Tutto ciò non è affatto incompatibile con la emanazione di un’ordinanza di demolizione riferita all’intero manufatto, sol che si consideri il differente posizionamento della pensilina, come risulta dalle considerazioni svolte ai pp. da 19. a 21. sent., e la sopravvenuta decadenza del titolo abilitativo edilizio, decretata con il già ricordato provvedimento dirigenziale del 26.2.2015, adottato all’indomani del sopralluogo congiunto del 23.2.2015, e ciò a causa del mancato inizio dei lavori entro un anno dalla data della notifica dell’avviso di avvenuto rilascio del permesso.

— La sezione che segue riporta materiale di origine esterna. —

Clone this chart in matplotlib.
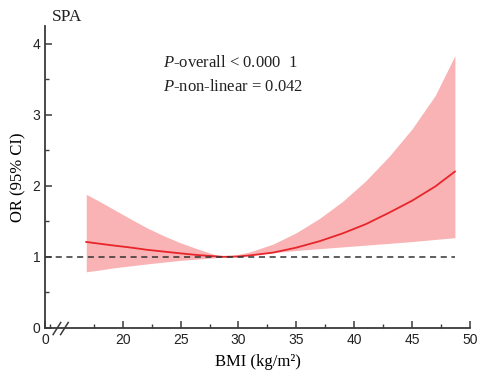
import numpy as np
import matplotlib.pyplot as plt

plt.rcParams['mathtext.fontset'] = 'custom'
plt.rcParams['mathtext.it'] = 'Liberation Serif:italic'
plt.rcParams['mathtext.rm'] = 'Liberation Serif'

# values
bmi = [16.85, 18.0, 19.2, 20.5, 22.07, 23.5, 24.95, 26.5, 27.8, 28.7,
       30.0, 31.0, 33.0, 35.0, 37.0, 39.0, 41.0, 43.0, 45.0, 47.0, 48.7]
or_est = [1.21, 1.185, 1.16, 1.135, 1.10, 1.075, 1.05, 1.025, 1.01, 1.00,
          1.005, 1.02, 1.06, 1.13, 1.22, 1.33, 1.46, 1.62, 1.79, 1.99, 2.20]
or_upper = [1.88, 1.78, 1.67, 1.55, 1.41, 1.30, 1.20, 1.11, 1.04, 1.00,
            1.035, 1.07, 1.18, 1.34, 1.54, 1.78, 2.07, 2.41, 2.80, 3.27, 3.83]
or_lower = [0.79, 0.815, 0.845, 0.87, 0.90, 0.925, 0.95, 0.97, 0.985, 1.00,
            1.015, 1.03, 1.06, 1.09, 1.115, 1.14, 1.165, 1.19, 1.215, 1.245, 1.27]

x_ticks = [13.29, 20, 25, 30, 35, 40, 45, 50]
x_labels = ['0', '20', '25', '30', '35', '40', '45', '50']
y_ticks = [0, 1, 2, 3, 4]

serif = 'Liberation Serif'
sans = 'Liberation Sans'
axis_color = '#3a3a3a'

fig = plt.figure(figsize=(4.81, 3.80), dpi=100)
ax = fig.add_axes([0.0936, 0.137, 0.8834, 0.795])

ax.fill_between(bmi, or_lower, or_upper, color='#f9b3b4', linewidth=0)
ax.plot(bmi, or_est, color='#e8252b', linewidth=1.3)
ax.plot([13.29, bmi[-1]], [1, 1], color='#333333', linestyle=(0, (4, 3)), linewidth=1.1)

ax.set_xlim(13.29, 50)
ax.set_ylim(0, 4.25)
ax.set_xticks(x_ticks)
ax.set_xticklabels(x_labels, fontfamily=sans, fontsize=10)
ax.set_xticks([13.72, 17.5, 22.5, 27.5, 32.5, 37.5, 42.5, 47.5], minor=True)
ax.set_yticks(y_ticks)
ax.set_yticklabels([str(v) for v in y_ticks], fontfamily=sans, fontsize=10)
ax.set_yticks([0.5, 1.5, 2.5, 3.5], minor=True)

ax.tick_params(which='both', direction='in', color=axis_color, labelcolor='#222222')
ax.tick_params(which='major', length=5, width=1.1)
ax.tick_params(which='minor', length=3, width=1.0)
for s in ['top', 'right']:
    ax.spines[s].set_visible(False)
for s in ['left', 'bottom']:
    ax.spines[s].set_color(axis_color)
    ax.spines[s].set_linewidth(1.3)

# axis break marks
for dx in [0, 7.5]:
    ax.plot([0.019 + dx / 425, 0.037 + dx / 425], [-0.022, 0.018], transform=ax.transAxes,
            color=axis_color, linewidth=1.1, clip_on=False)

ax.set_xlabel('BMI (kg/m²)', fontfamily=serif, fontsize=12, labelpad=5)
ax.set_ylabel('OR (95% CI)', fontfamily=serif, fontsize=12, labelpad=4)

fig.text(0.108, 0.945, 'SPA', fontfamily=serif, fontsize=12.5, color='#222222')
ax.text(0.277, 0.865, '$\\it{P}$-overall < 0.000  1', transform=ax.transAxes,
        fontfamily=serif, fontsize=12, color='#222222')
ax.text(0.277, 0.785, '$\\it{P}$-non-linear = 0.042', transform=ax.transAxes,
        fontfamily=serif, fontsize=12, color='#222222')

fig.savefig('out.png', dpi=100)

Né vale a giustificare un “mutamento di identificazione” dell’atto del 9.1.2008, rispetto a quanto statuito in sentenza, la circostanza che in atti venga fatto riferimento al versamento di una somma a titolo di oblazione, dato che da un esame complessivo degli atti e degli allegati prevalgono gli elementi a sostegno della qualificazione riconosciuta in sentenza.
In definitiva, è condivisibile quanto afferma la difesa civica in ordine al “manufatto originario”: “la tettoia che avrebbe dovuto essere rimossa non è stata rimossa. Abusiva era e abusiva è rimasta”.
La ricostruzione operata dal Comune è veridica.
5.3.2. Nemmeno può trovare accoglimento la deduzione per cui verrebbe in considerazione un’opera di natura pertinenziale.
Viene invece in rilievo un’opera edilizia che, per consistenza e tipologia, ha comportato una trasformazione del territorio e del suolo non irrilevante e che in modo corretto è stata fatta ricadere nella categoria degli interventi che richiedono il permesso di costruire ai sensi dell’art. 10 del d.P.R. n. 380 del 2001.
In proposito, più volte questo Consiglio di Stato ha rimarcato come occorra il titolo edilizio per la realizzazione di nuovi manufatti, quand’anche sotto il profilo civilistico essi si possano qualificare come pertinenze.